> Objective
Write out all the lines again, precisely as they stand, but without the images.

> Supplied data
--- Begin ---

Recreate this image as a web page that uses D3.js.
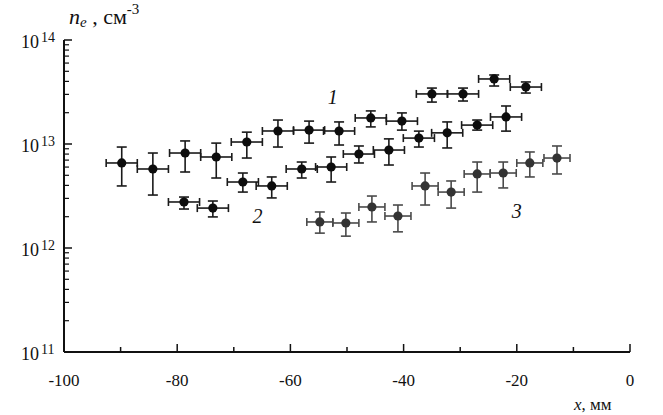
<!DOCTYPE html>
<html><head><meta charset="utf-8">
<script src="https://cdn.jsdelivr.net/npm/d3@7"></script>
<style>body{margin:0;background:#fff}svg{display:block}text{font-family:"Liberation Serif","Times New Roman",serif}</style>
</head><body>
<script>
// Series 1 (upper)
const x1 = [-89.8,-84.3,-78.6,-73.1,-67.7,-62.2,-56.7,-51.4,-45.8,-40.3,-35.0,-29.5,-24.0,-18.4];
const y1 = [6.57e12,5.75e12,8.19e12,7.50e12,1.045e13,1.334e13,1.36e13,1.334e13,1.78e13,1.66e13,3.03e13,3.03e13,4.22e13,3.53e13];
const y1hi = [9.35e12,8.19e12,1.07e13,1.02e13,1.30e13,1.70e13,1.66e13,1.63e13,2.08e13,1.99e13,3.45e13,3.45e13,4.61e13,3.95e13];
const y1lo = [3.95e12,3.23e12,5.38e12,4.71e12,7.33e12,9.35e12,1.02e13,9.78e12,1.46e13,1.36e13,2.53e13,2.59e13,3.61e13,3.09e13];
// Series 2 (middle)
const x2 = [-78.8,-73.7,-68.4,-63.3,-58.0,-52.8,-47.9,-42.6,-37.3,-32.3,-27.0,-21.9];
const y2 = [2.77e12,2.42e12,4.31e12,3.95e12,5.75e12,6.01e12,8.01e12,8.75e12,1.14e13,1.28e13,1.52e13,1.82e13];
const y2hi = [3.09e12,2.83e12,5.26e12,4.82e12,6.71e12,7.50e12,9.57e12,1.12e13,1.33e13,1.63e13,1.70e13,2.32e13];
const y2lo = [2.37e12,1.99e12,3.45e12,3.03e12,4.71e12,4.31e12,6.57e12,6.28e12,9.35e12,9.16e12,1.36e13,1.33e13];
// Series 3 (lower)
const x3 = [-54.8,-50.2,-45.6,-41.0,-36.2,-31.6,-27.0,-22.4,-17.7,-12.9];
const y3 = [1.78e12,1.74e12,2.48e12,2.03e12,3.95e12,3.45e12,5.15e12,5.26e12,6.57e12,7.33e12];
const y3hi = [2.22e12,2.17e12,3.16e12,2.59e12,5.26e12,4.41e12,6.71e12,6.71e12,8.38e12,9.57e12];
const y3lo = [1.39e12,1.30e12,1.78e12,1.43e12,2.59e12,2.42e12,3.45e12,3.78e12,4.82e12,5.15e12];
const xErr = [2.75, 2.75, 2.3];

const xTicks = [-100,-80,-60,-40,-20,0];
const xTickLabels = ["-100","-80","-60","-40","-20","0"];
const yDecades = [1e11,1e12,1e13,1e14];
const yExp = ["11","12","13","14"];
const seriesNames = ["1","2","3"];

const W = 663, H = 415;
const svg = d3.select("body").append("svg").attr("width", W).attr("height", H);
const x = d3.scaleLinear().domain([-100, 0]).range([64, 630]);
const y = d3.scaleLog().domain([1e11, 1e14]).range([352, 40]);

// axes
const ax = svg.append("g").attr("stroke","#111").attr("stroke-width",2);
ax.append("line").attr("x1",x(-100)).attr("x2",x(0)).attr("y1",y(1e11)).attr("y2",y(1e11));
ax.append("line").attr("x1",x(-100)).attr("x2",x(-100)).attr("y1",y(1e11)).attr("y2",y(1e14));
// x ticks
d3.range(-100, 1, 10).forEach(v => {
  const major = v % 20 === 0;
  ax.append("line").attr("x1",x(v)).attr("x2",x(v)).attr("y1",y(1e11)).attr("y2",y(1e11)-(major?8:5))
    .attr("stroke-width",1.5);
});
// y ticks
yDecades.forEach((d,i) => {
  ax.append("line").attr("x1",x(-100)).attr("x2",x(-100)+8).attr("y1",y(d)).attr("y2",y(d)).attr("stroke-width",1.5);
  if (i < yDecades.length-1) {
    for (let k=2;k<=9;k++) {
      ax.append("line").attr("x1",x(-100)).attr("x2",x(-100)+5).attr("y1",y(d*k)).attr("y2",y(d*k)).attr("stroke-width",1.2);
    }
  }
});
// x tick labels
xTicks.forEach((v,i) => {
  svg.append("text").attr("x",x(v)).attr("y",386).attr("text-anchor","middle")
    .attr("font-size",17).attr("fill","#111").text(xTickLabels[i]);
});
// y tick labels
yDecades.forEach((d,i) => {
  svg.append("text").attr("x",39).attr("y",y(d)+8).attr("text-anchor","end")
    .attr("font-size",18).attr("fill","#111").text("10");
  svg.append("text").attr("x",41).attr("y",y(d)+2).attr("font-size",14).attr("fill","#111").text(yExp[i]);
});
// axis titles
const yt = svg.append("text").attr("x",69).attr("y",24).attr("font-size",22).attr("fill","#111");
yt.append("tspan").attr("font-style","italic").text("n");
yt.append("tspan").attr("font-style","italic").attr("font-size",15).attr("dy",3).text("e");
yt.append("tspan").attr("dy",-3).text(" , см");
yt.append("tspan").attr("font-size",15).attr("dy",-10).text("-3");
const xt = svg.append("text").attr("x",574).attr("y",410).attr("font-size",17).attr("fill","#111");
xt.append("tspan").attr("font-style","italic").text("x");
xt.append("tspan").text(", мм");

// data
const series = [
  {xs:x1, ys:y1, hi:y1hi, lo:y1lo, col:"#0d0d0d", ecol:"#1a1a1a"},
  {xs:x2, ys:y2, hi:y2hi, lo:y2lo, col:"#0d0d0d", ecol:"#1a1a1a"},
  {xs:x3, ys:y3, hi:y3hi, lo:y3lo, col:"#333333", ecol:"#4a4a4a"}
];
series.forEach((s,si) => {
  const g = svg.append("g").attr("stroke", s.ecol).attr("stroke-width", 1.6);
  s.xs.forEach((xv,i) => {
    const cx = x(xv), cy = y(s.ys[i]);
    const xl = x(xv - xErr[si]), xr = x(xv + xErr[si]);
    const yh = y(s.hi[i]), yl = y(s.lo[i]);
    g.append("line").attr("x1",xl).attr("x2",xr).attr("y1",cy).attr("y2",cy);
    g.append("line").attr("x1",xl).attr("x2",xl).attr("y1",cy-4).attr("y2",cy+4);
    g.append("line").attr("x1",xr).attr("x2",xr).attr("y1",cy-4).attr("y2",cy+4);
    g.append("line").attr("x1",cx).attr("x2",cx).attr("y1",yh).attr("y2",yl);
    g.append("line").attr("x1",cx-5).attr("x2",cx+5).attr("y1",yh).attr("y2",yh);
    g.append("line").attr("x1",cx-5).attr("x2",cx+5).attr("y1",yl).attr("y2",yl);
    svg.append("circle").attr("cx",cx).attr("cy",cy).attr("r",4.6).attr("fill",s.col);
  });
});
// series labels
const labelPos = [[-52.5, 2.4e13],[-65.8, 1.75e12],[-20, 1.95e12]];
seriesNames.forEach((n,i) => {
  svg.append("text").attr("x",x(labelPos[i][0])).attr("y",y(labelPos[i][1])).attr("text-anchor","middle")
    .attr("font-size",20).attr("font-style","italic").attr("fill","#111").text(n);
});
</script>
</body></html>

--- End ---

> Result for this exercise
Recreate this image as a web page that uses D3.js.
<!DOCTYPE html>
<html><head><meta charset="utf-8">
<script src="https://cdn.jsdelivr.net/npm/d3@7"></script>
<style>body{margin:0;background:#fff}svg{display:block}text{font-family:"Liberation Serif","Times New Roman",serif}</style>
</head><body>
<script>
// Series 1 (upper)
const x1 = [-89.8,-84.3,-78.6,-73.1,-67.7,-62.2,-56.7,-51.4,-45.8,-40.3,-35.0,-29.5,-24.0,-18.4];
const y1 = [6.57e12,5.75e12,8.19e12,7.50e12,1.045e13,1.334e13,1.36e13,1.334e13,1.78e13,1.66e13,3.03e13,3.03e13,4.22e13,3.53e13];
const y1hi = [9.35e12,8.19e12,1.07e13,1.02e13,1.30e13,1.70e13,1.66e13,1.63e13,2.08e13,1.99e13,3.45e13,3.45e13,4.61e13,3.95e13];
const y1lo = [3.95e12,3.23e12,5.38e12,4.71e12,7.33e12,9.35e12,1.02e13,9.78e12,1.46e13,1.36e13,2.53e13,2.59e13,3.61e13,3.09e13];
// Series 2 (middle)
const x2 = [-78.8,-73.7,-68.4,-63.3,-58.0,-52.8,-47.9,-42.6,-37.3,-32.3,-27.0,-21.9];
const y2 = [2.77e12,2.42e12,4.31e12,3.95e12,5.75e12,6.01e12,8.01e12,8.75e12,1.14e13,1.28e13,1.52e13,1.82e13];
const y2hi = [3.09e12,2.83e12,5.26e12,4.82e12,6.71e12,7.50e12,9.57e12,1.12e13,1.33e13,1.63e13,1.70e13,2.32e13];
const y2lo = [2.37e12,1.99e12,3.45e12,3.03e12,4.71e12,4.31e12,6.57e12,6.28e12,9.35e12,9.16e12,1.36e13,1.33e13];
// Series 3 (lower)
const x3 = [-54.8,-50.2,-45.6,-41.0,-36.2,-31.6,-27.0,-22.4,-17.7,-12.9];
const y3 = [1.78e12,1.74e12,2.48e12,2.03e12,3.95e12,3.45e12,5.15e12,5.26e12,6.57e12,7.33e12];
const y3hi = [2.22e12,2.17e12,3.16e12,2.59e12,5.26e12,4.41e12,6.71e12,6.71e12,8.38e12,9.57e12];
const y3lo = [1.39e12,1.30e12,1.78e12,1.43e12,2.59e12,2.42e12,3.45e12,3.78e12,4.82e12,5.15e12];
const xErr = [2.75, 2.75, 2.3];

const xTicks = [-100,-80,-60,-40,-20,0];
const xTickLabels = ["-100","-80","-60","-40","-20","0"];
const yDecades = [1e11,1e12,1e13,1e14];
const yExp = ["11","12","13","14"];
const seriesNames = ["1","2","3"];

const W = 663, H = 415;
const svg = d3.select("body").append("svg").attr("width", W).attr("height", H);
const x = d3.scaleLinear().domain([-100, 0]).range([64, 630]);
const y = d3.scaleLog().domain([1e11, 1e14]).range([352, 40]);

// axes
const ax = svg.append("g").attr("stroke","#111").attr("stroke-width",2);
ax.append("line").attr("x1",x(-100)).attr("x2",x(0)).attr("y1",y(1e11)).attr("y2",y(1e11));
ax.append("line").attr("x1",x(-100)).attr("x2",x(-100)).attr("y1",y(1e11)).attr("y2",y(1e14));
// x ticks
d3.range(-100, 1, 10).forEach(v => {
  const major = v % 20 === 0;
  ax.append("line").attr("x1",x(v)).attr("x2",x(v)).attr("y1",y(1e11)).attr("y2",y(1e11)-(major?8:5))
    .attr("stroke-width",1.5);
});
// y ticks
yDecades.forEach((d,i) => {
  ax.append("line").attr("x1",x(-100)).attr("x2",x(-100)+8).attr("y1",y(d)).attr("y2",y(d)).attr("stroke-width",1.5);
  if (i < yDecades.length-1) {
    for (let k=2;k<=9;k++) {
      ax.append("line").attr("x1",x(-100)).attr("x2",x(-100)+5).attr("y1",y(d*k)).attr("y2",y(d*k)).attr("stroke-width",1.2);
    }
  }
});
// x tick labels
xTicks.forEach((v,i) => {
  svg.append("text").attr("x",x(v)).attr("y",386).attr("text-anchor","middle")
    .attr("font-size",17).attr("fill","#111").text(xTickLabels[i]);
});
// y tick labels
yDecades.forEach((d,i) => {
  svg.append("text").attr("x",39).attr("y",y(d)+8).attr("text-anchor","end")
    .attr("font-size",18).attr("fill","#111").text("10");
  svg.append("text").attr("x",41).attr("y",y(d)+2).attr("font-size",14).attr("fill","#111").text(yExp[i]);
});
// axis titles
const yt = svg.append("text").attr("x",69).attr("y",24).attr("font-size",22).attr("fill","#111");
yt.append("tspan").attr("font-style","italic").text("n");
yt.append("tspan").attr("font-style","italic").attr("font-size",15).attr("dy",3).text("e");
yt.append("tspan").attr("dy",-3).text(" , см");
yt.append("tspan").attr("font-size",15).attr("dy",-10).text("-3");
const xt = svg.append("text").attr("x",574).attr("y",410).attr("font-size",17).attr("fill","#111");
xt.append("tspan").attr("font-style","italic").text("x");
xt.append("tspan").text(", мм");

// data
const series = [
  {xs:x1, ys:y1, hi:y1hi, lo:y1lo, col:"#0d0d0d", ecol:"#1a1a1a"},
  {xs:x2, ys:y2, hi:y2hi, lo:y2lo, col:"#0d0d0d", ecol:"#1a1a1a"},
  {xs:x3, ys:y3, hi:y3hi, lo:y3lo, col:"#333333", ecol:"#4a4a4a"}
];
series.forEach((s,si) => {
  const g = svg.append("g").attr("stroke", s.ecol).attr("stroke-width", 1.6);
  s.xs.forEach((xv,i) => {
    const cx = x(xv), cy = y(s.ys[i]);
    const xl = x(xv - xErr[si]), xr = x(xv + xErr[si]);
    const yh = y(s.hi[i]), yl = y(s.lo[i]);
    g.append("line").attr("x1",xl).attr("x2",xr).attr("y1",cy).attr("y2",cy);
    g.append("line").attr("x1",xl).attr("x2",xl).attr("y1",cy-4).attr("y2",cy+4);
    g.append("line").attr("x1",xr).attr("x2",xr).attr("y1",cy-4).attr("y2",cy+4);
    g.append("line").attr("x1",cx).attr("x2",cx).attr("y1",yh).attr("y2",yl);
    g.append("line").attr("x1",cx-5).attr("x2",cx+5).attr("y1",yh).attr("y2",yh);
    g.append("line").attr("x1",cx-5).attr("x2",cx+5).attr("y1",yl).attr("y2",yl);
    svg.append("circle").attr("cx",cx).attr("cy",cy).attr("r",4.6).attr("fill",s.col);
  });
});
// series labels
const labelPos = [[-52.5, 2.4e13],[-65.8, 1.75e12],[-20, 1.95e12]];
seriesNames.forEach((n,i) => {
  svg.append("text").attr("x",x(labelPos[i][0])).attr("y",y(labelPos[i][1])).attr("text-anchor","middle")
    .attr("font-size",20).attr("font-style","italic").attr("fill","#111").text(n);
});
</script>
</body></html>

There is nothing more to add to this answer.